梅雨明け十日 夏山登山には絶好だが気象情報は不可欠
梅雨明け十日
今年の梅雨は、7月13日に九州南部、19日に関東、東海、近畿、中国、四国、20日に九州北部で梅雨明けしました。
関東などでは空梅雨ぎみで、土用蒸と呼ばれる湿った暑さとなっています。
梅雨のない北海道を除くと、まだ梅雨に入っているのは北陸、東北南部、東北北部です。
北陸の梅雨明け平年日(昨年) 7月24日(7月19日)
東北南部梅雨明け平年日(昨年) 7月25日(7月29日)
東北北部梅雨明け平年日(昨年) 7月28日(7月29日)
梅雨明け後の十日間位は、太平洋高気圧の勢力が大きくなって安定し晴天が続くことから、昔から「梅雨明け十日」といわれてきました。
ただこれは平地での話です。
大気が安定しているといっても夏山の天気は変わりやすく、夏山登山に適しているといっても、最新の気象情報の入手が不可欠です。
特に、初めて登山に挑戦しようとしている人は、天気によって山は危険になるという認識が必要です。
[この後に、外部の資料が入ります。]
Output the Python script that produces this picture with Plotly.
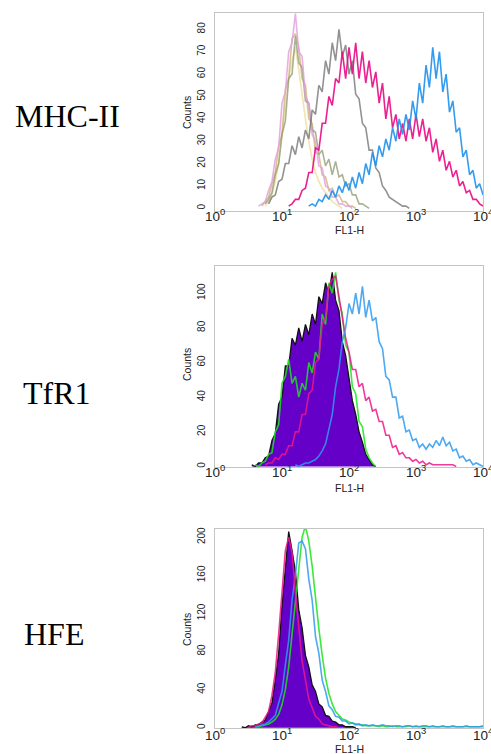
import math
import plotly.graph_objects as go

STEP = 0.05  # histogram bin width in decades

row_labels = ["MHC-II", "TfR1", "HFE"]
x_tick_vals = [1, 10, 100, 1000, 10000]
x_tick_text = ["10<sup>0</sup>", "10<sup>1</sup>", "10<sup>2</sup>", "10<sup>3</sup>", "10<sup>4</sup>"]

# ---- MHC-II panel (start = log10 of first bin) ----
mhc_pink_start = 0.65
mhc_pink = [1, 2, 3, 8, 12, 22, 27, 47, 52, 70, 74, 87, 70, 68, 50, 47, 33, 30, 19, 18, 10, 9, 5, 5, 2, 2, 1, 1, 0]
mhc_tan_start = 0.70
mhc_tan = [1, 3, 5, 11, 16, 28, 33, 53, 58, 76, 78, 72, 58, 55, 40, 38, 25, 24, 15, 14, 8, 9, 5, 6, 3, 3, 1, 1, 0]
mhc_olive_start = 0.75
mhc_olive = [2, 4, 7, 15, 20, 33, 39, 58, 60, 77, 65, 63, 48, 47, 35, 34, 24, 26, 19, 22, 15, 21, 14, 15, 10, 11, 6, 6, 2, 2, 1, 0]
mhc_yellow_start = 0.75
mhc_yellow = [1, 3, 6, 12, 20, 32, 45, 58, 66, 72, 62, 50, 40, 30, 22, 16, 12, 9, 7, 5, 3, 2, 1, 0]
mhc_gray_start = 0.80
mhc_gray = [2, 5, 6, 12, 13, 20, 20, 28, 24, 32, 27, 35, 31, 44, 42, 55, 52, 66, 60, 74, 66, 80, 68, 73, 60, 66,
            51, 49, 38, 36, 26, 26, 18, 16, 10, 8, 5, 4, 3, 2, 1, 1, 0]
mhc_magenta_start = 1.10
mhc_magenta = [1, 2, 4, 4, 8, 9, 16, 16, 27, 26, 38, 38, 50, 46, 58, 56, 70, 58, 72, 60, 74, 58, 70, 56, 66, 54,
               61, 47, 56, 40, 50, 36, 42, 31, 38, 30, 40, 31, 42, 32, 40, 30, 36, 25, 31, 21, 26, 17, 21, 14,
               17, 10, 12, 7, 8, 4, 4, 2, 1]
mhc_blue_start = 1.40
mhc_blue = [1, 2, 1, 4, 3, 6, 4, 8, 5, 10, 7, 12, 8, 14, 9, 16, 11, 20, 15, 25, 19, 28, 23, 31, 26, 36, 30, 40,
            33, 42, 35, 48, 40, 56, 47, 64, 54, 72, 58, 70, 52, 60, 43, 48, 34, 36, 23, 26, 15, 17, 9, 11, 6]

# ---- TfR1 panel ----
tfr_purple_start = 0.55
tfr_purple = [1, 0, 2, 2, 5, 6, 15, 19, 36, 40, 58, 58, 74, 70, 80, 72, 82, 76, 88, 82, 98, 94, 106, 100, 112,
              96, 90, 72, 64, 50, 38, 30, 20, 14, 7, 4, 1, 0]
tfr_green_start = 0.60
tfr_green = [1, 0, 2, 3, 7, 8, 20, 24, 48, 52, 62, 48, 52, 40, 48, 44, 60, 54, 66, 62, 88, 82, 106, 100, 112, 96,
             88, 70, 66, 46, 42, 26, 23, 10, 5, 2, 0]
tfr_magenta_start = 0.75
tfr_magenta = [1, 2, 2, 5, 4, 7, 7, 12, 12, 20, 20, 30, 30, 42, 44, 60, 62, 82, 86, 104, 108, 110, 98, 86, 74, 66,
               56, 56, 46, 48, 38, 40, 32, 33, 26, 26, 18, 18, 11, 12, 7, 8, 5, 5, 3, 4, 2, 3, 1, 2, 1, 1, 1, 1,
               1, 1, 1, 0]
tfr_blue_start = 1.20
tfr_blue = [1, 0, 1, 2, 2, 3, 4, 6, 9, 13, 22, 30, 46, 56, 72, 80, 94, 88, 100, 88, 104, 86, 96, 84, 86, 72, 68,
            52, 50, 40, 40, 28, 29, 20, 21, 15, 16, 11, 13, 10, 13, 11, 15, 12, 17, 12, 14, 9, 10, 5, 6, 3, 4, 1,
            2, 1, 0]

# ---- HFE panel ----
hfe_purple_start = 0.40
hfe_purple = [1, 0, 2, 1, 3, 3, 6, 8, 17, 26, 50, 78, 128, 170, 206, 186, 164, 124, 105, 76, 64, 45, 38, 25, 22,
              13, 12, 7, 6, 3, 3, 1, 1, 1, 0]
hfe_pink_start = 0.50
hfe_pink = [1, 2, 2, 4, 5, 11, 17, 34, 58, 98, 138, 186, 200, 184, 142, 108, 70, 50, 30, 21, 12, 9, 4, 3, 2, 1, 1, 0]
hfe_blue_start = 0.60
hfe_blue = [1, 2, 3, 4, 6, 10, 13, 26, 38, 66, 92, 134, 160, 194, 196, 188, 156, 134, 96, 78, 50, 38, 23, 19, 12,
            11, 7, 7, 4, 5, 3, 4, 2, 3, 2, 3, 2, 2, 3, 2, 2, 1, 2, 2, 1, 2, 2, 1, 2, 1, 2, 2, 1, 2, 1, 1, 2, 1, 1,
            2, 1, 1, 1, 2, 1, 1, 1, 1, 2]
hfe_green_start = 0.60
hfe_green = [1, 1, 2, 3, 4, 6, 9, 14, 24, 40, 64, 98, 134, 170, 200, 212, 196, 170, 136, 104, 76, 52, 36, 25, 17,
             13, 9, 8, 6, 5, 4, 3, 3, 2, 2, 2, 2, 1, 2, 1, 1, 2, 1, 1, 1, 1, 2, 1, 1, 1, 1, 1, 1, 1, 1, 1, 1, 1,
             1, 1, 1, 1, 1, 1, 1, 1, 1, 1, 1]

W, H = 491, 754
X0, X1 = 215, 483
panels = [
    dict(top=13, bot=211, yr=[-1.2, 87.3], ticks=list(range(0, 81, 10)), lab_y=116, cnt_y=113, xt_y=215, fl_y=230),
    dict(top=266, bot=467, yr=[-0.3, 115.7], ticks=list(range(0, 101, 20)), lab_y=393, cnt_y=365, xt_y=471, fl_y=488),
    dict(top=529, bot=728, yr=[-0.3, 208.7], ticks=list(range(0, 201, 40)), lab_y=634, cnt_y=630, xt_y=734, fl_y=749),
]
label_x = [13, 21, 22]


def xs(start, vals):
    return [10 ** (start + i * STEP) for i in range(len(vals))]


fig = go.Figure()


def add_line(panel, start, vals, color, width=1.6, opacity=0.85, fill=None):
    ax = "" if panel == 0 else str(panel + 1)
    kw = {}
    if fill:
        kw = dict(fill="tozeroy", fillcolor=fill)
    fig.add_trace(go.Scatter(x=xs(start, vals), y=vals, mode="lines", line=dict(color=color, width=width, shape="linear"),
                             opacity=opacity, xaxis="x" + ax, yaxis="y" + ax, hoverinfo="skip", showlegend=False, **kw))


# MHC-II
add_line(0, mhc_yellow_start, mhc_yellow, "#f0dd9c", opacity=0.8)
add_line(0, mhc_tan_start, mhc_tan, "#d2b57a", opacity=0.8)
add_line(0, mhc_olive_start, mhc_olive, "#8e9a72", opacity=0.75)
add_line(0, mhc_pink_start, mhc_pink, "#e39ee0", opacity=0.8)
add_line(0, mhc_gray_start, mhc_gray, "#6e6e6e", opacity=0.75)
add_line(0, mhc_magenta_start, mhc_magenta, "#ea0a86", opacity=0.9)
add_line(0, mhc_blue_start, mhc_blue, "#1f92ee", opacity=0.9)
# TfR1
add_line(1, tfr_purple_start, tfr_purple, "#111111", width=1.3, opacity=1, fill="#6400c8")
add_line(1, tfr_green_start, tfr_green, "#1be61b")
add_line(1, tfr_magenta_start, tfr_magenta, "#f0168c")
add_line(1, tfr_blue_start, tfr_blue, "#2f9bf0")
# HFE
add_line(2, hfe_purple_start, hfe_purple, "#111111", width=1.3, opacity=1, fill="#6400c8")
add_line(2, hfe_green_start, hfe_green, "#1be61b")
add_line(2, hfe_blue_start, hfe_blue, "#2f9bf0")
add_line(2, hfe_pink_start, hfe_pink, "#f0168c")

layout = dict(width=W, height=H, margin=dict(l=0, r=0, t=0, b=0, autoexpand=False), paper_bgcolor="white",
              plot_bgcolor="white", showlegend=False, font=dict(family="Liberation Sans, Arial", color="#222"))
annotations = []
for i, p in enumerate(panels):
    ax = "" if i == 0 else str(i + 1)
    layout["xaxis" + ax] = dict(type="log", range=[0, 4], domain=[X0 / W, X1 / W], anchor="y" + ax,
                                showticklabels=False, showgrid=False, zeroline=False, showline=True,
                                linecolor="#c4c4c4", linewidth=1, mirror=True, ticks="", automargin=False)
    layout["yaxis" + ax] = dict(range=p["yr"], domain=[1 - p["bot"] / H, 1 - p["top"] / H], anchor="x" + ax,
                                tickvals=p["ticks"], tickangle=-90, tickfont=dict(size=10, color="#222"),
                                showgrid=False, zeroline=False, showline=True, linecolor="#c4c4c4", linewidth=1,
                                mirror=True, ticks="outside", ticklen=5, tickcolor="rgba(0,0,0,0)", automargin=False)
    for v, t in zip(x_tick_vals, x_tick_text):
        annotations.append(dict(text=t, x=math.log10(v), xref="x" + ax, y=1 - p["xt_y"] / H, yref="paper",
                                xanchor="center", yanchor="middle", showarrow=False,
                                font=dict(size=13.5, color="#222")))
    annotations.append(dict(text=row_labels[i], x=label_x[i] / W, y=1 - p["lab_y"] / H, xref="paper", yref="paper",
                            xanchor="left", yanchor="middle", showarrow=False,
                            font=dict(family="Liberation Serif, Times New Roman", size=32, color="#000")))
    annotations.append(dict(text="Counts", x=187 / W, y=1 - p["cnt_y"] / H, xref="paper", yref="paper",
                            xanchor="center", yanchor="middle", showarrow=False, textangle=-90,
                            font=dict(size=10.5, color="#222")))
    annotations.append(dict(text="FL1-H", x=((X0 + X1) / 2) / W, y=1 - p["fl_y"] / H, xref="paper", yref="paper",
                            xanchor="center", yanchor="middle", showarrow=False,
                            font=dict(size=10.5, color="#222")))
layout["annotations"] = annotations
fig.update_layout(**layout)
fig.write_html("out.html", config={"displayModeBar": False},
               post_script="document.body.style.margin='0';document.body.style.overflow='hidden';")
また、健康のために習慣として登山している60歳以上の人も天気に注意が必要です。年を増すごとに体力が落ちているので、昔は大丈夫であった天気でも危険に変わることがあるからです。
最初の登山者向け気象情報は昭和5年
昭和初期、鉄道省東京鉄道局(国鉄をへて現JR)では登山客のために中央線や信越線等に臨時電車を運転していますが、昭和5年からは夏の登山列車の中で天気予報を伝えています(図)。
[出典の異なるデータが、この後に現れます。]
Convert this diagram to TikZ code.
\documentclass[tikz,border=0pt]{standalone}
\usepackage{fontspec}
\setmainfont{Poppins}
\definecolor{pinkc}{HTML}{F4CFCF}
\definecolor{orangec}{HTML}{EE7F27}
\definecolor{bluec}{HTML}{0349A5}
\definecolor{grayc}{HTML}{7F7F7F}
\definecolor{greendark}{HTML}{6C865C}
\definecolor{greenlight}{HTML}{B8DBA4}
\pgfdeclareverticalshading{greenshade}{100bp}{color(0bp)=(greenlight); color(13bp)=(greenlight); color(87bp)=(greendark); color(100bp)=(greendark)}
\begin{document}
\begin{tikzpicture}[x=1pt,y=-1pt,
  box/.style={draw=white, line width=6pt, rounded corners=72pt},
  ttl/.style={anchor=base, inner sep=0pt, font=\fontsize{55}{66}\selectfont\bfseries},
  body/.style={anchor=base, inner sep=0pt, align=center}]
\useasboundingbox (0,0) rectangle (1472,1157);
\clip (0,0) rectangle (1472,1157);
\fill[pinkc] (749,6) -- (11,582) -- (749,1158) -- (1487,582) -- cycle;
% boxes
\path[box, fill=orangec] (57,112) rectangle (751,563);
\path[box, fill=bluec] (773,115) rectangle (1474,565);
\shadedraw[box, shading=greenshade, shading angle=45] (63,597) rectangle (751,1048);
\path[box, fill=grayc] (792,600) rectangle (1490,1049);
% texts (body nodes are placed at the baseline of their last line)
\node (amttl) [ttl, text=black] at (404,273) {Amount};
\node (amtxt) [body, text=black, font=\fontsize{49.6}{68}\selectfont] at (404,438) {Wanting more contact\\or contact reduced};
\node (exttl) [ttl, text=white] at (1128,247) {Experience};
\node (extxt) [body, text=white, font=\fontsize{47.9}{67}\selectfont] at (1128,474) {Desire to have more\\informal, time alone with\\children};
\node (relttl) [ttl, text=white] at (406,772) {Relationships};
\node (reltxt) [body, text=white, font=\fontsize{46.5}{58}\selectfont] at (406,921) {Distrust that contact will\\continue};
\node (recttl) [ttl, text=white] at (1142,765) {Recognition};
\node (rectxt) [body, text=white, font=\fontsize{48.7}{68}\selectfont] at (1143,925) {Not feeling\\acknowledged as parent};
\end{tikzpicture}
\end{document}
中央気象台(現在の気象庁)発表の天気予報を、鉄道電話によって列車の通過する各駅に通告し、列車の車掌は駅から情報を得て車内放送するというもので、登山コースの変更や不慮の災難を脱すると期待されていました。
これが鉄道気象通報の始まりと考えられます。
鉄道事業は、様々な面で気象と関係を持っており、気象庁と鉄道各社間で一般向けよりも細かく、スピーディに情報のやり取りが、気象庁と運転指令所間のホットラインや直通FAXなどで行われています。これが鉄道気象通報です。
平成になるまで携帯電話は夢の道具
現在は当たり前となっている携帯電話ですが、昭和の登山では夢の道具でした。高価で通信料が高いという点を除いても、携帯電話は大型で重く、山へは持ってゆけなかったからです。
このため、薄いベニア板と天気図用紙を用意し、16時からラジオ短波から流れてくる気象通報を聞いて、放送されている各地の気象実況等を書き込んでいました。そして、等圧線を引き、明日の天気の予報をしていました。
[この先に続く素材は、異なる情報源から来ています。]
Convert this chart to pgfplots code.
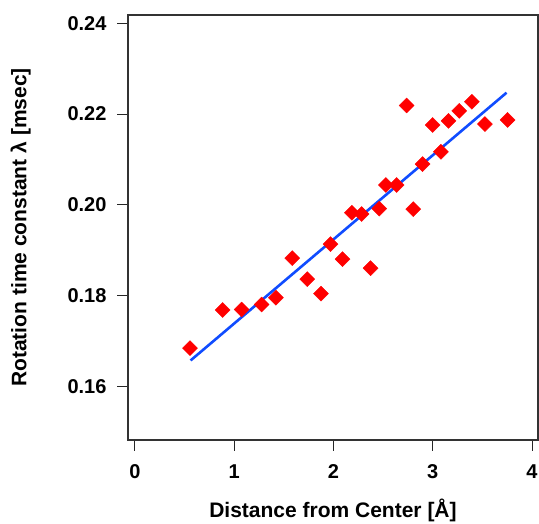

このため、高校生の登山競技の大会では、ラジオ短波の気象通報を聞き、天気図を描くという種目があります。
しかし、時代は変わり、現在は携帯電話やスマートフォンが普及しています。
基地局も増え、かなりの山奥でも電波が届き通信可能です。
山はいつでも待っている
新たな祝日して8月11日が「山の日」になりました。夏休みやお盆休みと重なる、これからの時期は、登山をするのに適した「夏山シーズン」です。
しかし、安全第一です。
気象情報で悪天候が予想されるなら、当初のスケジュールにこだわらず、早めに切り上げる勇気が必要です。山は来年も、再来年も、10年先でもその場所にあり、登山者をいつでも待っています。